SSH Agent loses identity while restart machine

Solution 1:

It's normal. The purpose of a key agent is just to hold decrypted keys in memory, but it will never write them to disk. (That would defeat the purpose – why not just unprotect the main key instead?)

So the keys must be unlocked on each login, and you need to automate this – on Linux using pam_ssh is one option; it automatically uses your OS password to unlock the agent. Another similar module is pam_envoy, which is slightly more reliable afaik (but requires systemd).

Both modules will start the agent itself and load keys automatically.

Solution 2:

On OS X, ssh-add has a special flag to connect to Keychain if you decide to store your private key in there.

Just run ssh-add -K ~/.ssh/id_rsa.

I believe this answers your question more fully.
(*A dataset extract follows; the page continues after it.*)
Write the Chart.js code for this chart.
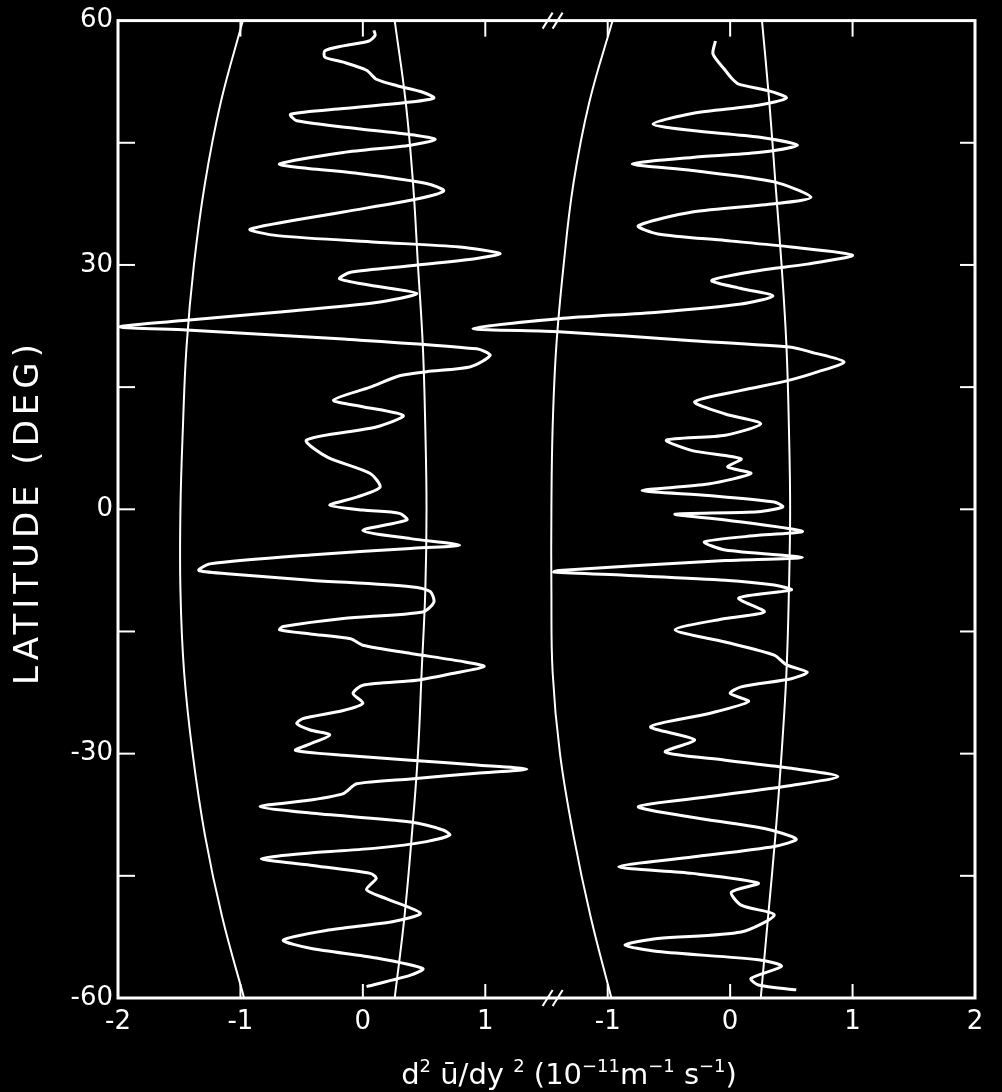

This OS X specific flag is hard to find documentation for but it's been working since at least OS X Leopard.

Solution 3:

Try to this to your ~/.bashrc:

if [ ! -S ~/.ssh/id_rsa ]; then
  eval `ssh-agent`
  ln -sf "$SSH_AUTH_SOCK" ~/.ssh/id_rsa
  ssh-add
fi
export SSH_AUTH_SOCK=~/.ssh/id_rsa

This should only prompt for the password once you are login.